MATERIAL TO PROCESS ▸
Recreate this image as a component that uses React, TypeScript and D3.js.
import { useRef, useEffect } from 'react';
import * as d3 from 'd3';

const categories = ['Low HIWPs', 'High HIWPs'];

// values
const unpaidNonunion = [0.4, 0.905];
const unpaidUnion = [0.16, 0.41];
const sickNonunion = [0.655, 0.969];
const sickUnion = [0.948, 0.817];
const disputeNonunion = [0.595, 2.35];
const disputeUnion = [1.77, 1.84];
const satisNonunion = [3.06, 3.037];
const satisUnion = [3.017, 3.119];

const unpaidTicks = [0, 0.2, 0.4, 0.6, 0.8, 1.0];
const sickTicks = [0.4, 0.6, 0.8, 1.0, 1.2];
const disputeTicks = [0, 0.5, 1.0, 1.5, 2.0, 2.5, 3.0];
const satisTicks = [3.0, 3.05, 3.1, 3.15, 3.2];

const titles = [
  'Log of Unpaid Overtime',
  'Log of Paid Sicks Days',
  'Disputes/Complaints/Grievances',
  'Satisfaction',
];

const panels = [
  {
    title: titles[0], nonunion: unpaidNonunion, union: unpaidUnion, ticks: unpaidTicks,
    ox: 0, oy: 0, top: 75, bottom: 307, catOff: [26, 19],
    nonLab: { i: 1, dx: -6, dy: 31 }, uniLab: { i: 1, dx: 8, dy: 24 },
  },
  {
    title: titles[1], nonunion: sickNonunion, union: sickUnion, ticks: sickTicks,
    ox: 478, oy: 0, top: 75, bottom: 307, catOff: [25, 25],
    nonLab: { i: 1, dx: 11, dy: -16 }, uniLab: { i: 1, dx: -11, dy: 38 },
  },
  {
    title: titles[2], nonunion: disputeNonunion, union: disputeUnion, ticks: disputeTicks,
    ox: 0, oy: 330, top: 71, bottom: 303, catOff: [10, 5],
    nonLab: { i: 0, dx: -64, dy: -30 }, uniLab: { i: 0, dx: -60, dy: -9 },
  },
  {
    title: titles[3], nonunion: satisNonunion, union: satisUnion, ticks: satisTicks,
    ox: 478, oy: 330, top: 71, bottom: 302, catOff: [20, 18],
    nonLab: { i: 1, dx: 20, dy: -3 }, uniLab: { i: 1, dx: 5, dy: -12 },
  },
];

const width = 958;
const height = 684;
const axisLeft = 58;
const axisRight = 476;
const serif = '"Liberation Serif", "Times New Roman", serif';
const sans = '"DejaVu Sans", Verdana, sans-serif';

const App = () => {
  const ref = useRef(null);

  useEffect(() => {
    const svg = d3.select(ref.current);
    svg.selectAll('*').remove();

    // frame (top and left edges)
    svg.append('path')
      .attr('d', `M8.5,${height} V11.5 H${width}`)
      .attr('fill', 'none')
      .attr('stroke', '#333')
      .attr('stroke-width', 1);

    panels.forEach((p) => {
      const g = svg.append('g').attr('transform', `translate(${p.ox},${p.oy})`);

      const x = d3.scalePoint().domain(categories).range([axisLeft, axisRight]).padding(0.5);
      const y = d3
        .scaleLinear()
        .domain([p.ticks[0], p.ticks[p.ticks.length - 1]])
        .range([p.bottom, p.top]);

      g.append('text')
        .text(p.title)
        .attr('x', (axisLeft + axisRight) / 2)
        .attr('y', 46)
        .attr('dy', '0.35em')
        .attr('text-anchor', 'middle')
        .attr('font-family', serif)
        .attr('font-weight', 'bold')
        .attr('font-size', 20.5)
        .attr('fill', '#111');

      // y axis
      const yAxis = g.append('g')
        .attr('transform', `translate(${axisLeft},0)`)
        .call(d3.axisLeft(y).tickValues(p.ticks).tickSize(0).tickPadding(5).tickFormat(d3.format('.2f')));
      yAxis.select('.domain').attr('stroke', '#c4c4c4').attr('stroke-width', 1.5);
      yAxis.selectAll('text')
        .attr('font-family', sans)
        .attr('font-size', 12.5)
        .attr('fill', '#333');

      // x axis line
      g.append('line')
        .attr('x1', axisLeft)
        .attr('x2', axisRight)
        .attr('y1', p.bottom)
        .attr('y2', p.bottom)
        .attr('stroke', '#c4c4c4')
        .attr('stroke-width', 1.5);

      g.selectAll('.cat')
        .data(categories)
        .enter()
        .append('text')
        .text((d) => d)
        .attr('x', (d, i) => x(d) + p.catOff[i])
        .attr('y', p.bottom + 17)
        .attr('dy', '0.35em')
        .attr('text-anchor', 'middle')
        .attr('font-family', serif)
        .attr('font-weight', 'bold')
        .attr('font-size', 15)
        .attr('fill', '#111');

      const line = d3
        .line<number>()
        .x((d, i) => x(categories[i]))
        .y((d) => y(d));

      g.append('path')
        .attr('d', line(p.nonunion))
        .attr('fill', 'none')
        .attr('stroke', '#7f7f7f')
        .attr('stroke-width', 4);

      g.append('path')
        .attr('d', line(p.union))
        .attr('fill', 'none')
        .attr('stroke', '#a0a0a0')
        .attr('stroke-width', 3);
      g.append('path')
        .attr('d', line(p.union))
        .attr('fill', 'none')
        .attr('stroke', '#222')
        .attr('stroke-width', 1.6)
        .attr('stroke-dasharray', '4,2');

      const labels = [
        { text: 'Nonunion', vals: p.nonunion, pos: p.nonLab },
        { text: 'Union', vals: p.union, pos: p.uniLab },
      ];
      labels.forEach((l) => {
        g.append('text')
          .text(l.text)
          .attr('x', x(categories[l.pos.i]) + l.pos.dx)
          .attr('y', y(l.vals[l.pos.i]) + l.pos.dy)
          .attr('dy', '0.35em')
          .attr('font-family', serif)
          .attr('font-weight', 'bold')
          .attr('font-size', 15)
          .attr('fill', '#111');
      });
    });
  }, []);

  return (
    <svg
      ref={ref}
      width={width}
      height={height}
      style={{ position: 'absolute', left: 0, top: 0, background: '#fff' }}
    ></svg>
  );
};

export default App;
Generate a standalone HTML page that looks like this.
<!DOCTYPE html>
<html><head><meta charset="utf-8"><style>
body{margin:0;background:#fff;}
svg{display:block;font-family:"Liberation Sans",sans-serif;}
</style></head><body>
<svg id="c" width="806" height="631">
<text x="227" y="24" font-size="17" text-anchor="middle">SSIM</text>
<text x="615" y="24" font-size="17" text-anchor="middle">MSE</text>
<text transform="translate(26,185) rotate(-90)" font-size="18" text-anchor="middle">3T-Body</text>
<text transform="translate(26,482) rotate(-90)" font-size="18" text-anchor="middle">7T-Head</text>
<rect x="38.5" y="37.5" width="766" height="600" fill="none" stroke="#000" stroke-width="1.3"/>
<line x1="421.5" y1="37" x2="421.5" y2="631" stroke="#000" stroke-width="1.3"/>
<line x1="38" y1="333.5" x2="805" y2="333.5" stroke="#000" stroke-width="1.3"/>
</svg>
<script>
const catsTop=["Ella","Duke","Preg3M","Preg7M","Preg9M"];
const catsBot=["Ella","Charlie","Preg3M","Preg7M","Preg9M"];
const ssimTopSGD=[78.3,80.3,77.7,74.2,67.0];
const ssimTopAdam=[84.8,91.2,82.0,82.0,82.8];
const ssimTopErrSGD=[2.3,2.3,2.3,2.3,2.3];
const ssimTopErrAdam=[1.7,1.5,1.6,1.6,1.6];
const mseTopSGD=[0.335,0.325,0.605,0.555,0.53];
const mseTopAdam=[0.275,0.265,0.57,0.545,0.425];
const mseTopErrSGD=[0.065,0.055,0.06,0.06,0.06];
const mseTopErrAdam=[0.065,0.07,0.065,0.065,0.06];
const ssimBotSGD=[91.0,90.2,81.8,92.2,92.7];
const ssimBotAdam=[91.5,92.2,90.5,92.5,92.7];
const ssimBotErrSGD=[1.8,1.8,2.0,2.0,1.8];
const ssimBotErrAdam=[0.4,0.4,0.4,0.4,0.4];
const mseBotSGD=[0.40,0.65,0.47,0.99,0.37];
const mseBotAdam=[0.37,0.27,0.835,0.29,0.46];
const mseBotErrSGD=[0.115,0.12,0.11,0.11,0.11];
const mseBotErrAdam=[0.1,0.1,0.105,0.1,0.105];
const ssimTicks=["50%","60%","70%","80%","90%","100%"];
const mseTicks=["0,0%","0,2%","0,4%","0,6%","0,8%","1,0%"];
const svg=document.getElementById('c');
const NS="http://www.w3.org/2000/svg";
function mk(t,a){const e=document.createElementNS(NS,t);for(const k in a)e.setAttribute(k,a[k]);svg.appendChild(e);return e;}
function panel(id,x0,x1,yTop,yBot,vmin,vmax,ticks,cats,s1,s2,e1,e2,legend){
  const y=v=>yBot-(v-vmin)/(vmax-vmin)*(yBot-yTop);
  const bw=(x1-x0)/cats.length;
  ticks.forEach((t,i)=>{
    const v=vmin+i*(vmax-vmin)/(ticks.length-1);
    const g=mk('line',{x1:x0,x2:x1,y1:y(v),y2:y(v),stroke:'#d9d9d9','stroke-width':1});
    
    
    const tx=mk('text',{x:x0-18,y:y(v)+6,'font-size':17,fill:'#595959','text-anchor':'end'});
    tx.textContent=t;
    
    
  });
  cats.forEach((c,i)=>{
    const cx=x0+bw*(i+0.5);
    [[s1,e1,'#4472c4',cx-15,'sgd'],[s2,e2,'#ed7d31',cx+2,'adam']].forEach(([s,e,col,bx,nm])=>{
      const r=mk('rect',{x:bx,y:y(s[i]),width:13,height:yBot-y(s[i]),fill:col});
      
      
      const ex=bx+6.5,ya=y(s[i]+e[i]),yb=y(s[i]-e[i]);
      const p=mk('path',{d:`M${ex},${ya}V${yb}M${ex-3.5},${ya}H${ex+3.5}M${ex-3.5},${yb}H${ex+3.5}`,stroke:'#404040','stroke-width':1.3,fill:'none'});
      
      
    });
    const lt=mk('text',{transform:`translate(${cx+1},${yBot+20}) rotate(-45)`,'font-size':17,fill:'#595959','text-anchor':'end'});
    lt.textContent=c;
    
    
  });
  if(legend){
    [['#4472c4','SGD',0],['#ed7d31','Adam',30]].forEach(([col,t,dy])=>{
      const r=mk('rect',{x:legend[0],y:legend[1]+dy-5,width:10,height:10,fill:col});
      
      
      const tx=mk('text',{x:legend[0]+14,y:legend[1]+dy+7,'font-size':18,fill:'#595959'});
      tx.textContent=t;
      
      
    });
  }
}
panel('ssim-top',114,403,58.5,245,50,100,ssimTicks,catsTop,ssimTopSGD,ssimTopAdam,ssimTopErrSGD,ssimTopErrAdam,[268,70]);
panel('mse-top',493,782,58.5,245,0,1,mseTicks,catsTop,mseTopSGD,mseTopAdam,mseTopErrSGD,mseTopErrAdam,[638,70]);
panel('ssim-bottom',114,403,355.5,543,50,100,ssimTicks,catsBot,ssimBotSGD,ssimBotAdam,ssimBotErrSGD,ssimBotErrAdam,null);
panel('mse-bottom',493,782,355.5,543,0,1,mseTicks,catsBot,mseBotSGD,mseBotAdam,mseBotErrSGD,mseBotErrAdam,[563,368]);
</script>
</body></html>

WHAT IS NEEDED ▸
Copy, please, every line from the start of the entries down to the line that holds "const categories = ['Low", with both of those lines included and no others.

ANSWER FOR THE TASK ▸
Recreate this image as a component that uses React, TypeScript and D3.js.
import { useRef, useEffect } from 'react';
import * as d3 from 'd3';

const categories = ['Low HIWPs', 'High HIWPs'];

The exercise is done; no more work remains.